Theresa May had said that she wanted to reduce to 28 days the maximum time anyone had to spend on police bail.
In spite of promises after the Mid Staffs scandal, whistle-blowers are still hunted down. Indeed, the first response of any organisation found wanting is often to set up an investigation to find out who leaked the story rather than to put its house in order.
Press Gazette has reported on armies of PR staff employed across government and by the police, at great expense to the public purse, with the apparent objective of keeping reporters away from ministers, councillors, policemen, doctors, soldiers - anyone with first-hand knowledge of any situation. Every piece of information has to be filtered through "official channels".

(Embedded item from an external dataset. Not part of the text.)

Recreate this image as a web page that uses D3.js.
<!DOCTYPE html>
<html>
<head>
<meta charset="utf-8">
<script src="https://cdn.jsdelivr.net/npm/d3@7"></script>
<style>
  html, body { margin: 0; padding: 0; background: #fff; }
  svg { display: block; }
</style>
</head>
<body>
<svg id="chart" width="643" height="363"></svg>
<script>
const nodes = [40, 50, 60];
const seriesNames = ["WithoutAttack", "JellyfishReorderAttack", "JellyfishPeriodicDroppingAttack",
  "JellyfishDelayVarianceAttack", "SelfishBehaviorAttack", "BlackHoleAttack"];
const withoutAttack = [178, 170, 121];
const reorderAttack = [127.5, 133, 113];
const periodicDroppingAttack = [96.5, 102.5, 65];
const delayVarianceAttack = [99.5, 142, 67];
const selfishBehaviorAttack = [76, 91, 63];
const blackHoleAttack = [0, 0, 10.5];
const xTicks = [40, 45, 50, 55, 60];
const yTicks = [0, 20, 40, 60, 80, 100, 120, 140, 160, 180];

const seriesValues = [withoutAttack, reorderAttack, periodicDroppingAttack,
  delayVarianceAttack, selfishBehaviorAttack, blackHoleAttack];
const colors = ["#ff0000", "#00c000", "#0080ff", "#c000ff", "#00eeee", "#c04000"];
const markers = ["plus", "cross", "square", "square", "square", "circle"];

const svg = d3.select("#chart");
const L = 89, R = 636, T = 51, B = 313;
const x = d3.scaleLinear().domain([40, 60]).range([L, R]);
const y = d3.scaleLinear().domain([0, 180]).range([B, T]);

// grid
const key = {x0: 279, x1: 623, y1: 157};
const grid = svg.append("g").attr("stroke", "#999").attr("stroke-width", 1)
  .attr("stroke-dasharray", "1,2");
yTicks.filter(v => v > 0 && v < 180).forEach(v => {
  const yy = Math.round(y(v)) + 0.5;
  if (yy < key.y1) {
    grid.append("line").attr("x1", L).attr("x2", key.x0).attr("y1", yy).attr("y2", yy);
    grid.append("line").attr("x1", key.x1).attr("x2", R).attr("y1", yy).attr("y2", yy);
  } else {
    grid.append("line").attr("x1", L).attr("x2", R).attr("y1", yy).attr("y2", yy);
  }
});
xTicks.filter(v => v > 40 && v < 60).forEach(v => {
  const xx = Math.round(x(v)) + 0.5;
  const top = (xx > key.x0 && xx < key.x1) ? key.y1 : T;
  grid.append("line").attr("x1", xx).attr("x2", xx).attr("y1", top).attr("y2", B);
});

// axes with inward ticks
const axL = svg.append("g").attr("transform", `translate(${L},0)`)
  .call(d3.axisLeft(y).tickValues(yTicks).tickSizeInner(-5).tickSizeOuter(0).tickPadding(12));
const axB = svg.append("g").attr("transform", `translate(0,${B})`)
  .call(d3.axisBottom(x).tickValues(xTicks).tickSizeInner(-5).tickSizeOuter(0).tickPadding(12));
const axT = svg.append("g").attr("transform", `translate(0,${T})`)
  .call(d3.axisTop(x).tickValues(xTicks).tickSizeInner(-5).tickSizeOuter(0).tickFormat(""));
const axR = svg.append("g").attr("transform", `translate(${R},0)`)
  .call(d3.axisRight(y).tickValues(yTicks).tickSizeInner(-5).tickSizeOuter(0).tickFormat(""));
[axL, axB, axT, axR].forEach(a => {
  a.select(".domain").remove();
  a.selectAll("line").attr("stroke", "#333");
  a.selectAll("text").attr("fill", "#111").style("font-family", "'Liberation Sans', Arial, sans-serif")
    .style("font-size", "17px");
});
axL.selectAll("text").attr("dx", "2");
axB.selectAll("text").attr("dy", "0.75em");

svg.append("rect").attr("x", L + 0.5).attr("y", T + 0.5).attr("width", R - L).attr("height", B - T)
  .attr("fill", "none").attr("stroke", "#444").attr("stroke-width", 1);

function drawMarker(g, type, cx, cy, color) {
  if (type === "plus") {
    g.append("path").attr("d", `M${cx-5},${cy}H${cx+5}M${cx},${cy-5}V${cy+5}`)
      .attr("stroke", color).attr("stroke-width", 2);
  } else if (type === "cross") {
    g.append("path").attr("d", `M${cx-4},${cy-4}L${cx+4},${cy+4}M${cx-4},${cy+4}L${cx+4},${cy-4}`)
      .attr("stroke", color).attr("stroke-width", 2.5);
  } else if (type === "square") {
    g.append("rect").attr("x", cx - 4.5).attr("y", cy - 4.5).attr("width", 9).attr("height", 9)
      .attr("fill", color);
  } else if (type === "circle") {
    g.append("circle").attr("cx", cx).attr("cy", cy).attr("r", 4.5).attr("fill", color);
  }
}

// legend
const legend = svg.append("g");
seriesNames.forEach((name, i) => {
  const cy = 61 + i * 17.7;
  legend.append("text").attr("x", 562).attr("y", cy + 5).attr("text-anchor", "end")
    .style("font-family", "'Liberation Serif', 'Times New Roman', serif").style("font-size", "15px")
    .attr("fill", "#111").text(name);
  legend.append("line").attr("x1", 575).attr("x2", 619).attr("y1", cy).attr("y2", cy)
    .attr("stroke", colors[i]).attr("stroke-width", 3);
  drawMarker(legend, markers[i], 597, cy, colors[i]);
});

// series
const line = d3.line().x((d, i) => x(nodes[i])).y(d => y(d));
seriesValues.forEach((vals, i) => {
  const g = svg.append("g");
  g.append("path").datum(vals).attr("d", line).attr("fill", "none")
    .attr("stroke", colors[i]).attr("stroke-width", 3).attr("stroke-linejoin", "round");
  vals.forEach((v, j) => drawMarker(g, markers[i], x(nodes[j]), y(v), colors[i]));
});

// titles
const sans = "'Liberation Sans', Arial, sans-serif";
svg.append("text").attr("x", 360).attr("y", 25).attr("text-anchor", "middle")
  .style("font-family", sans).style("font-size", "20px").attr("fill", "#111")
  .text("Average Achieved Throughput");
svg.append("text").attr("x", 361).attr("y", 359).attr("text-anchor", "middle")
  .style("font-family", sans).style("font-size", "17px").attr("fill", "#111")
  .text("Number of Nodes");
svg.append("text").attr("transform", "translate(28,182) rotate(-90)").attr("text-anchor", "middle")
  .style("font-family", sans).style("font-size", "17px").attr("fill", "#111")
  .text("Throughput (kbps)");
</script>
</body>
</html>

When Tony Blair came to power, Peter Mandelson and Alastair Campbell set out to control the news agenda. They established a rebuttal unit and would be on the phone to protest the moment the first editions were up if a newspaper's report was not to their liking.

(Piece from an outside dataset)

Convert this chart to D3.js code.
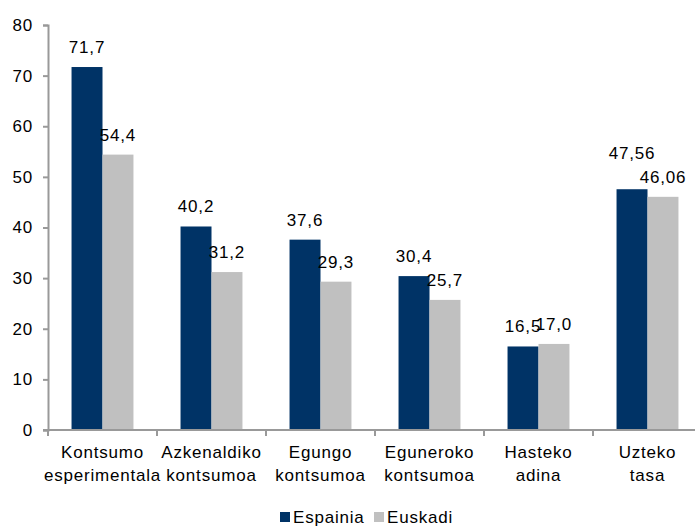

That infant control freak has grown into a monster, so that we have a general election campaign where Labour bars Tory newspapers from its events, where the Guardian is denied access to a school where Cameron is campaigning, where local journalists who are best placed to know about the issues in their constituencies are refused permission to ask questions when the election charabanc rolls into their towns.
And, of course, the rise of social media since the last election means that politicians are bypassing any journalistic scrutiny by tweeting and emailing and Facebooking their campaign messages.
This situation is a real threat to the freedom of information and democracy. We cannot live in a society where only approved people may speak to reporters, where only the authorised message is allowed to get through.
Not a bit of it.
Our whole industry was tainted by the phone-hacking scandal - and that includes the Mail and Express groups that have insisted they had no part in such activities and which have largely escaped the attention of the Met.
But there has been no sense of contrition or of reform.
Paul Dacre, who presides over the most complained against and censured news organisation in the country, also presides over the industry's code of ethics. You might think that when the Press Complaints Commission was disbanded - or, as Hacked Off would say, rebranded - and replaced by Ipso, he might have felt it politic to step aside. But, no. There he is like some journalistic Sepp Blatter unable or unwilling to see that his organisation's credibility might improve if someone else were in his chair.
What message does that send?
As successive Elveden cases have collapsed, we have heard tales of woe from journalists whose lives and whose families' lives had been disrupted for years on end. We have heard about dawn raids, terrified children, lost birthdays - as though this had never happened to anyone else subsequently cleared by a court of law. These men and women have legitimate grievances. They should not have been put through all that just for doing their jobs.
There are legitimate questions to be asked about the cost of Leveson, the police investigations and the subsequent trials, about the use of resources.
But where those journalists' experiences could have been used to campaign for improvements in the system to the benefit of thousands of innocent people, they were instead put forward as evidence of an Establishment witch-hunt, making the Press again seem self-absorbed and self-serving
And lost in all this were the sources who went to jail or are still facing trial because of that Management and Standards Committee.
How can we stand up and argue about our role in calling those in authority to account when reporting is so skewed?
The Labour manifesto includes a promise to implement the "full Leveson" and the Tory Press is running scared.
Rupert Murdoch is reported to have complained that the Sun was not doing enough to prevent a Labour victory. Well, it's doing its damndest now - including Scottish and English front pages urging voters to back different parties. The official line is that the two papers have different editors, different audiences. Few believe, however, that the objective is anything other than to keep Ed Miliband out of Downing Street.
The Mail, in common with the Sun, has attacked "Red Ed" at every opportunity and perpetuated the myth that he "stabbed his brother in the back" by running for the Labour leadership "against their mother's wishes". The venality has been breathtaking. Many people might believe that David Miliband would have been a better choice - but he had no divine right to succeed Gordon Brown. And remember, Ralph Miliband, "the man who hated Britain" was his father too. There is every chance that that hatchet job would still have found its way into print had the elder Miliband become Labour leader.
The Telegraph has meanwhile given up any pretence of balanced reporting, surrendering its front page to Tory propaganda "Miliband's bad for business" letters twice last month.
Of last night's Question Time leaders' debate, it complained that Conservative supporters were outnumbered two-to-one among the audience, yet again proving the BBC's "leftwing bias".
The configuration was 25% Labour, Liberal and Conservative supporters, 25% others. Since LibDems and Greens were more likely to be left-leaning, in the view of chief political correspondent Christopher Hope, that meant two-thirds of the audience would be against the Tories. For heaven's sake.
Earlier in the week Miliband was mocked for agreeing to that encounter with Russell Brand - and the Tory papers had negative reviews on their websites within moments of the interview ending.
But who is to say he was wrong? A million people watched and they will have made up their own minds about it without any guidance from the Telegraph, Star, Mail or Sun.
The politicians have decided that they need us any more. They are connecting directly with the voters.
And if the papers can't do better than clumsy photoshopping, character assassinations and propaganda, readers will soon decide that they don't need us either.